> _INSTRUCTIONS FOR THE TASK_
Copy the data precisely, character for character, and leave out every picture.

> _DATA SHOWN_
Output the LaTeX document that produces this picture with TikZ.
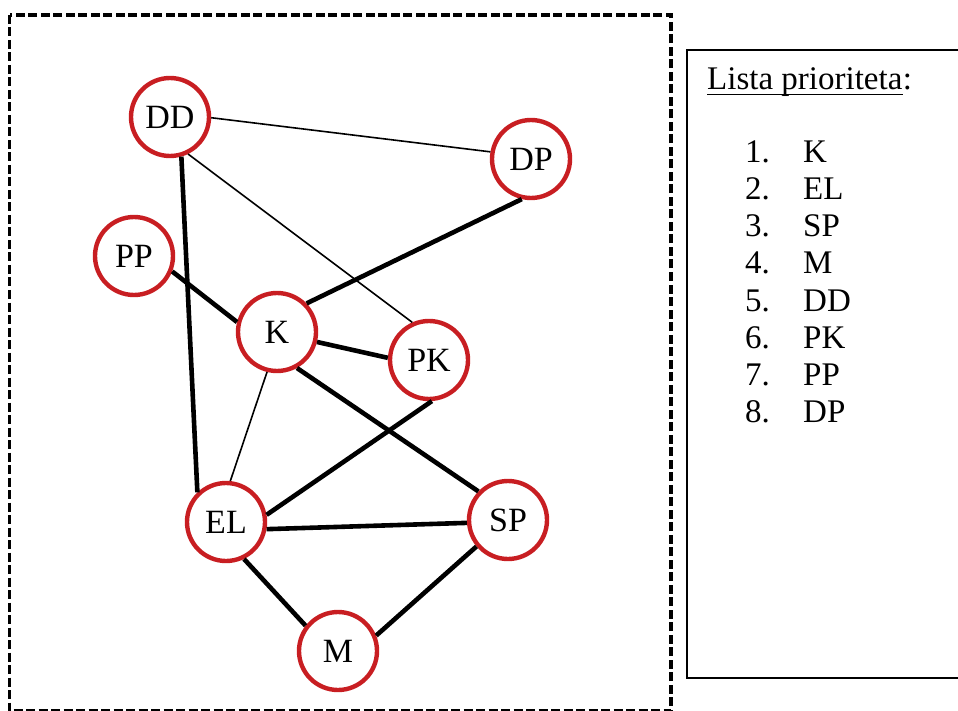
\documentclass[tikz,border=0pt]{standalone}
\usepackage{fontspec}
\setmainfont{Liberation Serif}
\definecolor{ringred}{RGB}{200,30,34}
\begin{document}
\begin{tikzpicture}[x=1pt,y=-1pt,
  vertex/.style={circle,draw=ringred,line width=4.4pt,fill=white,minimum size=78pt,inner sep=0pt,font=\fontsize{34}{38}\selectfont},
  heavy/.style={line width=4.6pt,black},
  light/.style={line width=1.6pt,black},
  listtxt/.style={anchor=base west,inner sep=0pt,font=\fontsize{33}{36}\selectfont}]
\useasboundingbox (0,0) rectangle (958,711);
\begin{scope}
\clip (0,0) rectangle (958,711);
\draw[line width=3.2pt,dash pattern=on 9pt off 3.5pt] (9.5,15) rectangle (671,711);
\draw[line width=1.8pt] (965,50) -- (687,50) -- (687,678) -- (965,678);
\end{scope}
% nodes
\node[vertex] (DD) at (170,117) {DD};
\node[vertex] (DP) at (531,159) {DP};
\node[vertex] (PP) at (134,256) {PP};
\node[vertex] (K)  at (277,332) {K};
\node[vertex] (PK) at (429,360) {PK};
\node[vertex] (EL) at (226,522) {EL};
\node[vertex] (SP) at (508,520) {SP};
\node[vertex] (M)  at (338,651) {M};
% edges
\draw[light] (DD.-1.5) -- (DP.170);
\draw[light] (DD.-64) -- (PK.114);
\draw[heavy] (DD.-74) -- (EL.134);
\draw[heavy] (DP.-103) -- (K.44);
\draw[heavy] (PP.-22) -- (K.166);
\draw[heavy] (K.-14) -- (PK.177);
\draw[light] (K.-104) -- (EL.84);
\draw[heavy] (K.-61) -- (SP.136);
\draw[heavy] (PK.-86) -- (EL.10);
\draw[heavy] (EL.-10) -- (SP.184);
\draw[heavy] (EL.-64) -- (M.142);
\draw[heavy] (M.22) -- (SP.220);
% list
\node[listtxt] (title) at (707,90) {Lista prioriteta};
\node[listtxt,anchor=base west] (colon) at (title.base east) {:};
\draw[line width=1.6pt] ([yshift=-4.5pt]title.base west) -- ([yshift=-4.5pt]title.base east);
\foreach \n/\t [count=\i from 0] in {1/K,2/EL,3/SP,4/M,5/DD,6/PK,7/PP,8/DP}{
  \node[listtxt] (num\n) at (745,163+37*\i) {\n.};
  \node[listtxt] (item\n) at (803,163+37*\i) {\t};
}
\end{tikzpicture}
\end{document}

> _OUTPUT_
Output the LaTeX document that produces this picture with TikZ.
\documentclass[tikz,border=0pt]{standalone}
\usepackage{fontspec}
\setmainfont{Liberation Serif}
\definecolor{ringred}{RGB}{200,30,34}
\begin{document}
\begin{tikzpicture}[x=1pt,y=-1pt,
  vertex/.style={circle,draw=ringred,line width=4.4pt,fill=white,minimum size=78pt,inner sep=0pt,font=\fontsize{34}{38}\selectfont},
  heavy/.style={line width=4.6pt,black},
  light/.style={line width=1.6pt,black},
  listtxt/.style={anchor=base west,inner sep=0pt,font=\fontsize{33}{36}\selectfont}]
\useasboundingbox (0,0) rectangle (958,711);
\begin{scope}
\clip (0,0) rectangle (958,711);
\draw[line width=3.2pt,dash pattern=on 9pt off 3.5pt] (9.5,15) rectangle (671,711);
\draw[line width=1.8pt] (965,50) -- (687,50) -- (687,678) -- (965,678);
\end{scope}
% nodes
\node[vertex] (DD) at (170,117) {DD};
\node[vertex] (DP) at (531,159) {DP};
\node[vertex] (PP) at (134,256) {PP};
\node[vertex] (K)  at (277,332) {K};
\node[vertex] (PK) at (429,360) {PK};
\node[vertex] (EL) at (226,522) {EL};
\node[vertex] (SP) at (508,520) {SP};
\node[vertex] (M)  at (338,651) {M};
% edges
\draw[light] (DD.-1.5) -- (DP.170);
\draw[light] (DD.-64) -- (PK.114);
\draw[heavy] (DD.-74) -- (EL.134);
\draw[heavy] (DP.-103) -- (K.44);
\draw[heavy] (PP.-22) -- (K.166);
\draw[heavy] (K.-14) -- (PK.177);
\draw[light] (K.-104) -- (EL.84);
\draw[heavy] (K.-61) -- (SP.136);
\draw[heavy] (PK.-86) -- (EL.10);
\draw[heavy] (EL.-10) -- (SP.184);
\draw[heavy] (EL.-64) -- (M.142);
\draw[heavy] (M.22) -- (SP.220);
% list
\node[listtxt] (title) at (707,90) {Lista prioriteta};
\node[listtxt,anchor=base west] (colon) at (title.base east) {:};
\draw[line width=1.6pt] ([yshift=-4.5pt]title.base west) -- ([yshift=-4.5pt]title.base east);
\foreach \n/\t [count=\i from 0] in {1/K,2/EL,3/SP,4/M,5/DD,6/PK,7/PP,8/DP}{
  \node[listtxt] (num\n) at (745,163+37*\i) {\n.};
  \node[listtxt] (item\n) at (803,163+37*\i) {\t};
}
\end{tikzpicture}
\end{document}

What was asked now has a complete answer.